● WHAT IS BEING ASKED: Wherever the string "matplotlib" appears in the listing, copy that line.

— START —

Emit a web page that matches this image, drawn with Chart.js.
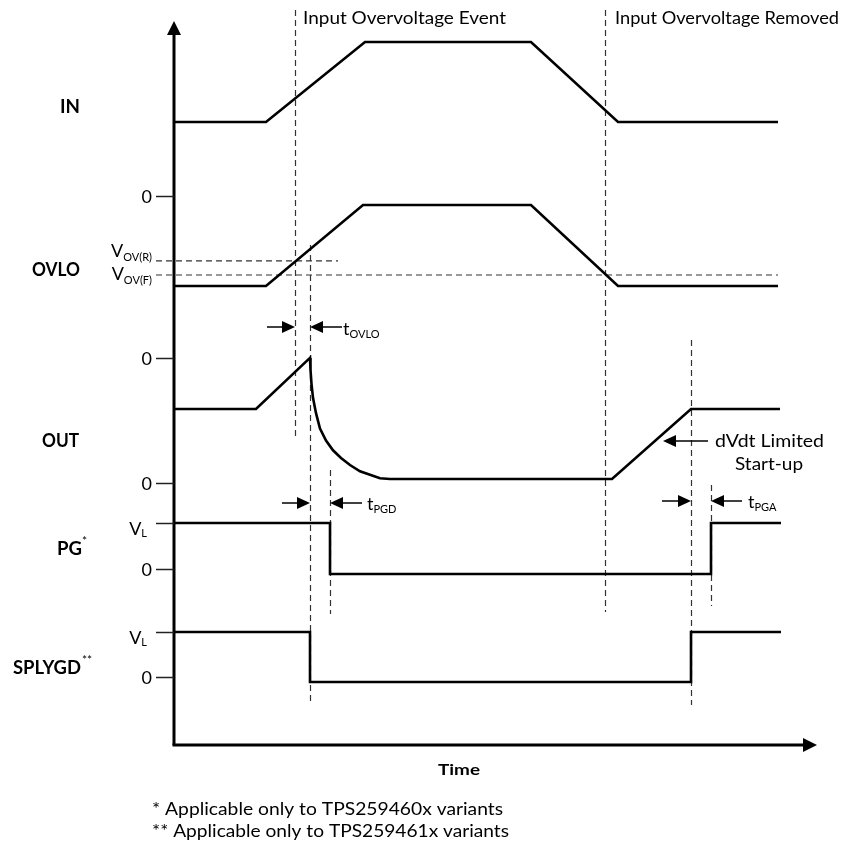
<!DOCTYPE html>
<html>
<head>
<meta charset="utf-8">
<script src="https://cdn.jsdelivr.net/npm/chart.js@4.4.1/dist/chart.umd.min.js"></script>
<style>
  html, body { margin: 0; padding: 0; background: #fff; }
  #wrap { width: 857px; height: 844px; position: relative; }
</style>
</head>
<body>
<div id="wrap"><canvas id="c"></canvas></div>
<script>
// time in diagram units (0 = the vertical axis), levels normalised per trace (0 = low, 1 = high)
const inT   = [0, 92, 191, 357, 444, 604];
const inV   = [0, 0, 1, 1, 0, 0];
const ovloT = [0, 92, 189, 357, 444, 604];
const ovloV = [0, 0, 1, 1, 0, 0];
const outT  = [0, 82, 136, 136.5, 137.5, 139, 142, 146, 152, 159, 167, 176, 186, 196, 206, 216, 438, 517, 606];
const outV  = [1, 1, 1.73, 1.56, 1.36, 1.16, 0.94, 0.72, 0.55, 0.41, 0.30, 0.20, 0.11, 0.06, 0.01, 0, 0, 1, 1];
const pgT   = [0, 156, 156, 537, 537, 607];
const pgV   = [1, 1, 0, 0, 1, 1];
const sgT   = [0, 136, 136, 517, 517, 607];
const sgV   = [1, 1, 0, 0, 1, 1];

// OVLO thresholds
const vovR = 0.31, vovRT = [-18, 164];
const vovF = 0.136, vovFT = [-18, 604];

// tick levels / labels per trace
const ovloTicks = [1.11];          const ovloTickLbl = ['0'];
const outTicks  = [1.73, -0.057];  const outTickLbl  = ['0', '0'];
const pgTicks   = [1, 0.1];        const pgTickLbl   = ['VL', '0'];
const sgTicks   = [1, 0.1];        const sgTickLbl   = ['VL', '0'];

// event markers (time)
const tEvent = 121, tRemoved = 431, tOvlo = 136, tPgd = 156, tOutUp = 517, tPga = 537;

// ---- layout (pixels) ----
const W = 857, H = 844;
const AXIS_Y = 745, TIP_Y = 21, TIP_X = 817;
// pixel row of level 0 and level 1 for every trace
function band(p0, p1) {
  const u = p0 - p1;
  const min = -(H - p0) / u;
  return { type: 'linear', display: false, min, max: min + H / u };
}

const FONT = 'Lato, "Open Sans", sans-serif';

function zip(t, v) { return t.map((x, i) => ({ x, y: v[i] })); }

function trace(t, v, axis) {
  return {
    data: zip(t, v), yAxisID: axis, showLine: true, pointRadius: 0,
    borderColor: '#000', borderWidth: 2.6, borderJoinStyle: 'miter', tension: 0, clip: false,
  };
}
function dashed(t, lvl, axis) {
  return {
    data: t.map(x => ({ x, y: lvl })), yAxisID: axis, showLine: true, pointRadius: 0,
    borderColor: '#333', borderWidth: 1.2, borderDash: [6, 4], clip: false,
  };
}

function txt(ctx, s, x, y, size, o = {}) {
  ctx.font = `${o.bold ? 'bold ' : ''}${size}px ${FONT}`;
  const w = ctx.measureText(s).width;
  const k = o.w ? o.w / w : 1;
  let x0 = x;
  if (o.align === 'right') x0 = x - w * k;
  if (o.align === 'center') x0 = x - w * k / 2;
  ctx.save();
  ctx.translate(x0, y);
  ctx.scale(k, 1);
  ctx.textAlign = 'left';
  ctx.textBaseline = 'alphabetic';
  ctx.fillStyle = '#000';
  ctx.fillText(s, 0, 0);
  ctx.restore();
  return w * k;
}
// main + subscript
function subTxt(ctx, main, sub, x, y, size, subSize, o = {}) {
  ctx.font = `${size}px ${FONT}`;
  const w1 = ctx.measureText(main).width;
  ctx.font = `${subSize}px ${FONT}`;
  const w2 = ctx.measureText(sub).width;
  let x0 = x;
  if (o.align === 'right') x0 = x - w1 - w2;
  txt(ctx, main, x0, y, size);
  txt(ctx, sub, x0 + w1, y + (o.dy ?? 3), subSize);
}
function arrow(ctx, x1, x2, y) {
  const dir = Math.sign(x2 - x1);
  ctx.save();
  ctx.strokeStyle = '#000'; ctx.fillStyle = '#000'; ctx.lineWidth = 1.5;
  ctx.beginPath(); ctx.moveTo(x1, y); ctx.lineTo(x2 - dir * 10, y); ctx.stroke();
  ctx.beginPath(); ctx.moveTo(x2, y); ctx.lineTo(x2 - dir * 13, y - 6); ctx.lineTo(x2 - dir * 13, y + 6); ctx.closePath(); ctx.fill();
  ctx.restore();
}

const decor = {
  id: 'decor',
  beforeDatasetsDraw(chart) {
    const { ctx, scales } = chart;
    const xs = scales.x;
    // dashed event lines
    const vlines = [[tEvent, 10, 440], [tRemoved, 10, 612], [tOvlo, 245, 705],
                    [tPgd, 470, 614], [tOutUp, 340, 705], [tPga, 485, 606]];
    ctx.save();
    ctx.strokeStyle = '#333'; ctx.lineWidth = 1.2; ctx.setLineDash([6, 4]);
    vlines.forEach(([t, y1, y2]) => {
      const x = Math.round(xs.getPixelForValue(t)) + 0.5;
      ctx.beginPath(); ctx.moveTo(x, y1); ctx.lineTo(x, y2); ctx.stroke();
    });
    ctx.restore();

    // axes with arrow heads
    const x0 = xs.getPixelForValue(0);
    ctx.save();
    ctx.strokeStyle = '#000'; ctx.fillStyle = '#000'; ctx.lineWidth = 3;
    ctx.beginPath(); ctx.moveTo(x0, AXIS_Y); ctx.lineTo(x0, TIP_Y + 12); ctx.stroke();
    ctx.beginPath(); ctx.moveTo(x0 - 1.5, AXIS_Y); ctx.lineTo(TIP_X - 12, AXIS_Y); ctx.stroke();
    ctx.beginPath(); ctx.moveTo(x0, TIP_Y); ctx.lineTo(x0 - 7, TIP_Y + 14); ctx.lineTo(x0 + 7, TIP_Y + 14); ctx.closePath(); ctx.fill();
    ctx.beginPath(); ctx.moveTo(TIP_X, AXIS_Y); ctx.lineTo(TIP_X - 14, AXIS_Y - 7); ctx.lineTo(TIP_X - 14, AXIS_Y + 7); ctx.closePath(); ctx.fill();
    ctx.restore();

    // tick marks + labels
    const tickX1 = xs.getPixelForValue(-18);
    const sets = [['yOvlo', ovloTicks, ovloTickLbl], ['yOut', outTicks, outTickLbl],
                  ['yPg', pgTicks, pgTickLbl], ['ySg', sgTicks, sgTickLbl]];
    ctx.save();
    ctx.strokeStyle = '#222'; ctx.lineWidth = 1.5;
    sets.forEach(([id, vals, lbls]) => {
      vals.forEach((v, i) => {
        const y = Math.round(scales[id].getPixelForValue(v)) + 0.5;
        ctx.beginPath(); ctx.moveTo(tickX1, y); ctx.lineTo(x0, y); ctx.stroke();
        if (lbls[i] === 'VL') subTxt(ctx, 'V', 'L', 147, y + 11, 18, 11, { align: 'right', dy: 2 });
        else txt(ctx, lbls[i], 152, y + 6, 18, { align: 'right' });
      });
    });
    ctx.restore();
    // threshold labels
    const yR = scales.yOvlo.getPixelForValue(vovR), yF = scales.yOvlo.getPixelForValue(vovF);
    subTxt(ctx, 'V', 'OV(R)', 152, yR - 4, 18, 11, { align: 'right', dy: 4 });
    subTxt(ctx, 'V', 'OV(F)', 152, yF + 5, 18, 11, { align: 'right', dy: 4 });
  },
  afterDatasetsDraw(chart) {
    const { ctx, scales } = chart;
    const xs = scales.x;
    const px = t => xs.getPixelForValue(t);

    // titles of events
    txt(ctx, 'Input Overvoltage Event', 303, 24, 17, { w: 203 });
    txt(ctx, 'Input Overvoltage Removed', 615, 24, 17, { w: 224 });

    // trace names
    txt(ctx, 'IN', 80, 113, 18, { bold: true, align: 'right', w: 20 });
    txt(ctx, 'OVLO', 80, 276, 18, { bold: true, align: 'right', w: 48 });
    txt(ctx, 'OUT', 79, 447, 18, { bold: true, align: 'right', w: 37 });
    txt(ctx, 'PG', 82, 555, 18, { bold: true, align: 'right', w: 25 });
    txt(ctx, '*', 82, 545, 12);
    txt(ctx, 'SPLYGD', 81, 674, 18, { bold: true, align: 'right', w: 68 });
    txt(ctx, '**', 82, 664, 12);

    // timing arrows
    arrow(ctx, px(93), px(tEvent), 327);
    arrow(ctx, px(168), px(tOvlo), 327);
    subTxt(ctx, 't', 'OVLO', 343, 335, 18, 11, { dy: 3 });
    arrow(ctx, px(108), px(tOvlo), 503);
    arrow(ctx, px(188), px(tPgd), 503);
    subTxt(ctx, 't', 'PGD', 367, 510, 18, 11, { dy: 3 });
    arrow(ctx, px(488), px(tOutUp), 501);
    arrow(ctx, px(568), px(tPga), 501);
    subTxt(ctx, 't', 'PGA', 748, 508, 18, 11, { dy: 3 });
    arrow(ctx, px(534), px(489), 441);
    txt(ctx, 'dVdt Limited', 715, 447, 17, { w: 109 });
    txt(ctx, 'Start-up', 735, 470, 17, { w: 68 });

    // axis name + notes
    txt(ctx, 'Time', 438, 775, 16, { bold: true, w: 42 });
    txt(ctx, '* Applicable only to TPS259460x variants', 152, 815, 17, { w: 351 });
    txt(ctx, '** Applicable only to TPS259461x variants', 152, 837, 17, { w: 357 });
  },
};

new Chart(document.getElementById('c'), {
  type: 'scatter',
  data: {
    datasets: [
      trace(inT, inV, 'yIn'),
      trace(ovloT, ovloV, 'yOvlo'),
      trace(outT, outV, 'yOut'),
      trace(pgT, pgV, 'yPg'),
      trace(sgT, sgV, 'ySg'),
      dashed(vovRT, vovR, 'yOvlo'),
      dashed(vovFT, vovF, 'yOvlo'),
    ],
  },
  options: {
    responsive: true, maintainAspectRatio: false, animation: false, events: [],
    layout: { padding: 0 },
    plugins: { legend: { display: false }, tooltip: { enabled: false }, title: { display: false } },
    scales: {
      x: { type: 'linear', display: false, min: -174, max: W - 174 },
      yIn:   band(122, 42),
      yOvlo: band(286, 205),
      yOut:  band(479, 409),
      yPg:   band(574, 523),
      ySg:   band(682, 632),
    },
  },
  plugins: [decor],
});
</script>
</body>
</html>
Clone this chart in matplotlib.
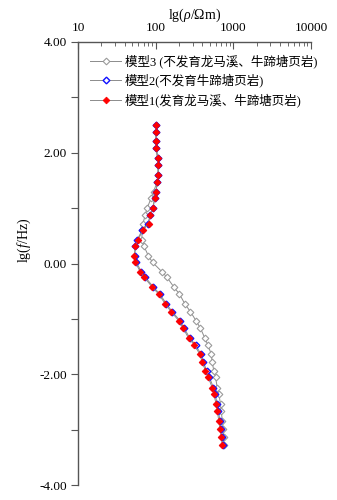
import matplotlib
matplotlib.use('Agg')
import matplotlib.pyplot as plt
from matplotlib.ticker import FixedLocator, NullFormatter, LogLocator

plt.rcParams['font.family'] = ['Liberation Serif', 'Noto Sans CJK SC', 'DejaVu Sans']
plt.rcParams['mathtext.fontset'] = 'custom'
plt.rcParams['mathtext.rm'] = 'Liberation Serif'
plt.rcParams['mathtext.it'] = 'Liberation Serif:italic'

# lg(f/Hz) 频点
lgf = [2.51, 2.38, 2.21, 2.08, 1.90, 1.78, 1.60, 1.48, 1.30, 1.18,
       1.00, 0.88, 0.72, 0.60, 0.43, 0.31, 0.14, 0.02, -0.15, -0.25,
       -0.42, -0.55, -0.73, -0.87, -1.03, -1.17, -1.35, -1.47, -1.63, -1.77,
       -1.94, -2.05, -2.24, -2.36, -2.54, -2.66, -2.84, -2.98, -3.14, -3.28]

# lg(rho) 模型1
rho1 = [2.004, 2.004, 2.004, 2.008, 2.025, 2.034, 2.030, 2.021, 2.004, 1.986,
        1.965, 1.930, 1.908, 1.836, 1.771, 1.740, 1.724, 1.740, 1.801, 1.853,
        1.952, 2.037, 2.124, 2.198, 2.296, 2.353, 2.425, 2.499, 2.564, 2.598,
        2.641, 2.676, 2.727, 2.748, 2.779, 2.792, 2.813, 2.826, 2.844, 2.857]

# lg(rho) 模型2
rho2 = [2.004, 2.004, 2.004, 2.008, 2.025, 2.034, 2.030, 2.021, 2.004, 1.986,
        1.965, 1.930, 1.900, 1.826, 1.762, 1.735, 1.732, 1.752, 1.815, 1.868,
        1.967, 2.052, 2.139, 2.213, 2.311, 2.368, 2.440, 2.514, 2.579, 2.613,
        2.656, 2.691, 2.742, 2.763, 2.794, 2.807, 2.828, 2.841, 2.859, 2.870]

# lg(rho) 模型3
rho3 = [2.004, 2.004, 2.004, 2.008, 2.025, 2.034, 2.030, 2.021, 1.973, 1.940,
        1.891, 1.866, 1.836, 1.823, 1.823, 1.850, 1.905, 1.960, 2.081, 2.146,
        2.231, 2.305, 2.376, 2.447, 2.518, 2.576, 2.634, 2.671, 2.714, 2.727,
        2.748, 2.770, 2.792, 2.813, 2.835, 2.844, 2.857, 2.870, 2.877, 2.880]

labels = ['模型3 (不发育龙马溪、牛蹄塘页岩)', '模型2(不发育牛蹄塘页岩)', '模型1(发育龙马溪、牛蹄塘页岩)']

r1 = [10 ** v for v in rho1]
r2 = [10 ** v for v in rho2]
r3 = [10 ** v for v in rho3]

fig = plt.figure(figsize=(3.37, 5.0), dpi=100)
ax = fig.add_axes([0.2315, 0.03, 0.6915, 0.886])

lc = '#8c8c8c'
ax.plot(r3, lgf, '-', color=lc, lw=0.7, marker='D', ms=3.4, mfc='white', mec='#9a9a9a', mew=0.8, label=labels[0])
ax.plot(r2, lgf, '-', color=lc, lw=0.7, marker='D', ms=3.4, mfc='white', mec='#1010ff', mew=1.0, label=labels[1])
ax.plot(r1, lgf, '-', color=lc, lw=0.7, marker='D', ms=3.4, mfc='#ff0000', mec='#ff0000', mew=0.6, label=labels[2])

ax.set_xscale('log')
ax.set_xlim(10, 10000)
ax.set_ylim(-4, 4)

ax.xaxis.set_ticks_position('top')
ax.xaxis.set_label_position('top')
ax.spines['right'].set_visible(False)
ax.spines['bottom'].set_visible(False)
for s in ['top', 'left']:
    ax.spines[s].set_color('#555555')
    ax.spines[s].set_linewidth(1.0)

ax.set_xticks([10, 100, 1000, 10000])
ax.set_xticklabels(['10', '100', '1000', '10000'])
ax.xaxis.set_minor_locator(LogLocator(base=10, subs=range(2, 10)))
ax.xaxis.set_minor_formatter(NullFormatter())
ax.tick_params(axis='x', which='major', direction='in', length=5, width=0.8, color='#555555', labelsize=9.5, pad=6)
ax.tick_params(axis='x', which='minor', direction='in', length=3, width=0.6, color='#555555')

ax.set_yticks([4, 2, 0, -2, -4])
ax.set_yticklabels(['4.00', '2.00', '0.00', '-2.00', '-4.00'])
ax.yaxis.set_minor_locator(FixedLocator([3, 1, -1, -3]))
ax.tick_params(axis='y', which='major', direction='out', length=5, width=0.8, color='#555555', labelsize=9.5, pad=3)
ax.tick_params(axis='y', which='minor', direction='out', length=5, width=0.8, color='#555555')

ax.set_xlabel(r'lg($\it{\rho}$/Ωm)', fontsize=10, labelpad=2)
ax.set_ylabel(r'lg($\it{f}$/Hz)', fontsize=10)
ax.yaxis.set_label_coords(-0.195, 0.553)

ax.legend(loc='upper left', bbox_to_anchor=(0.02, 0.99), frameon=False, fontsize=9,
          handlelength=2.5, handletextpad=0.25, labelspacing=0.45, borderaxespad=0.2)

fig.savefig('out.png', dpi=100)
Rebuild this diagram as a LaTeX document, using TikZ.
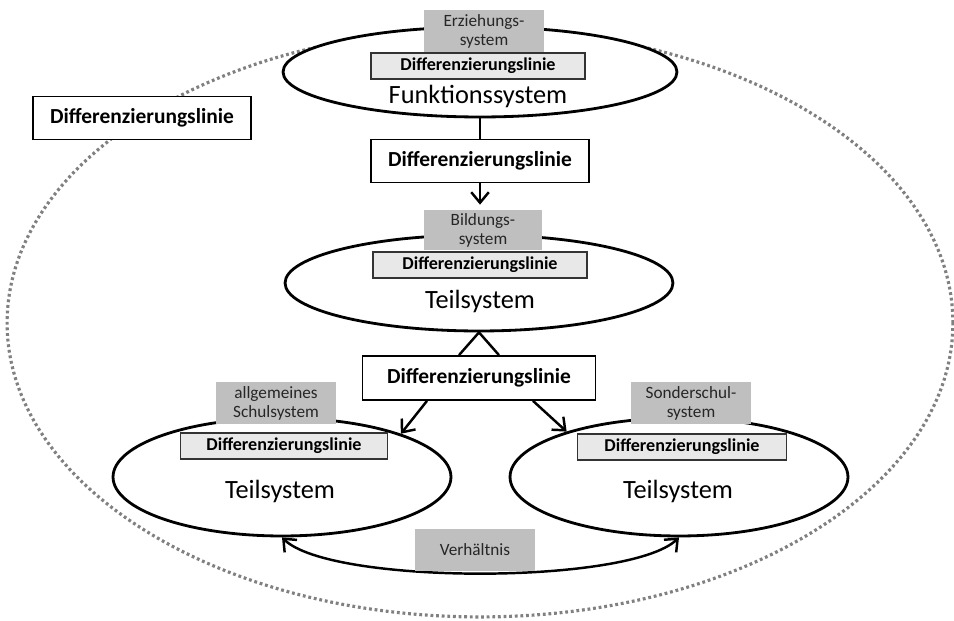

— END —

● RESPONSE FOR THIS EXERCISE:
Clone this chart in matplotlib.
import matplotlib
matplotlib.use('Agg')
import matplotlib.pyplot as plt
from matplotlib.ticker import FixedLocator, NullFormatter, LogLocator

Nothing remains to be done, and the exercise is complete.